Er sei müde und ausgepowert, hätte die letzten Tage schon zu viel geredet und müsse heute ein bisschen kürzer treten. Was die Managerin von Roger Waters da in bester Feldwebelmanier an die Vertreterin der New Yorker Plattenfirma weitergibt, zeugt von wenig Respekt gegenüber einem halben Dutzend Journalisten, das aus aller Welt in den Big Apple gereist ist, um das ehemalige Pink-Floyd-Mastermind zu sprechen. Alle Termine an einem verregneten Donnerstagmittag Ende April werden empfindlich gekürzt. Eine nonchalante Vorgehensweise, die den meisten Betroffenen nicht einmal mitgeteilt wird, um keinen Unmut aufkommen zu lassen.
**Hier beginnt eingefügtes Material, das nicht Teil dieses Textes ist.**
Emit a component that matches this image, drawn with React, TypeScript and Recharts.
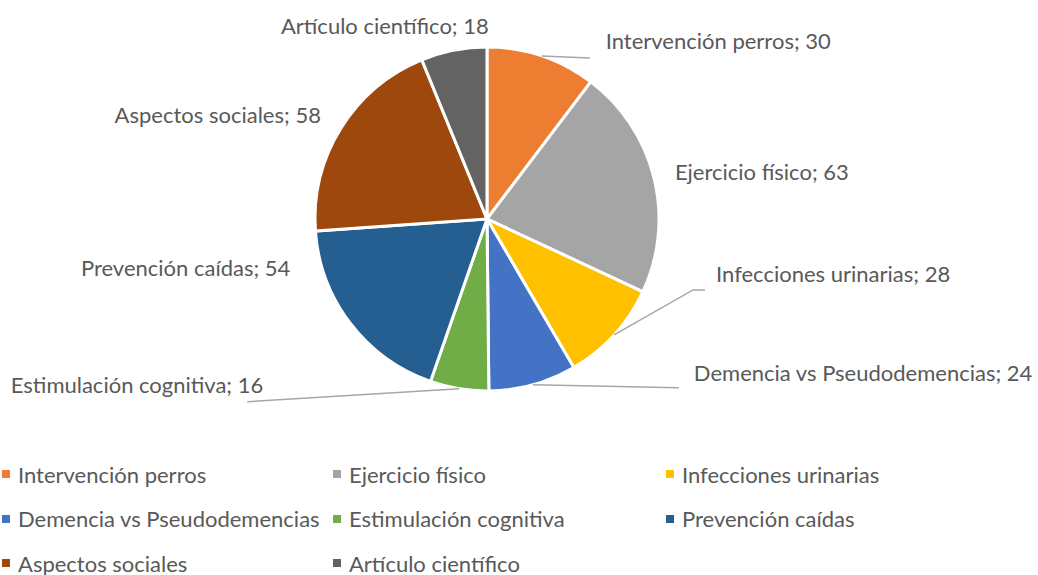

Der Künstler selbst scheint daran nicht ganz unbeteiligt. Waters, ein grauer Panther mit weißem Dreitagebart trifft mit leichter Verspätung ein, schüttelt seinem Gegenüber zwar die Hand, fragt aber als Erstes, wie lange der Termin dauern wird. „25 Minuten“, heißt es. Es folgen ein zufriedenes Nicken und eine Erklärung: „Ich war gerade im Fitnessstudio und bin völlig fertig. Aber ich kann noch denken und reden.“ Dass andere mit Jetlag zu kämpfen haben und je einen Tag An- und Abreise hinter beziehungsweise vor sich haben, kommt dem 73-Jährigen nicht in den Sinn. Aber er gibt sich zumindest Mühe, ein konstruktives Gespräch zu führen.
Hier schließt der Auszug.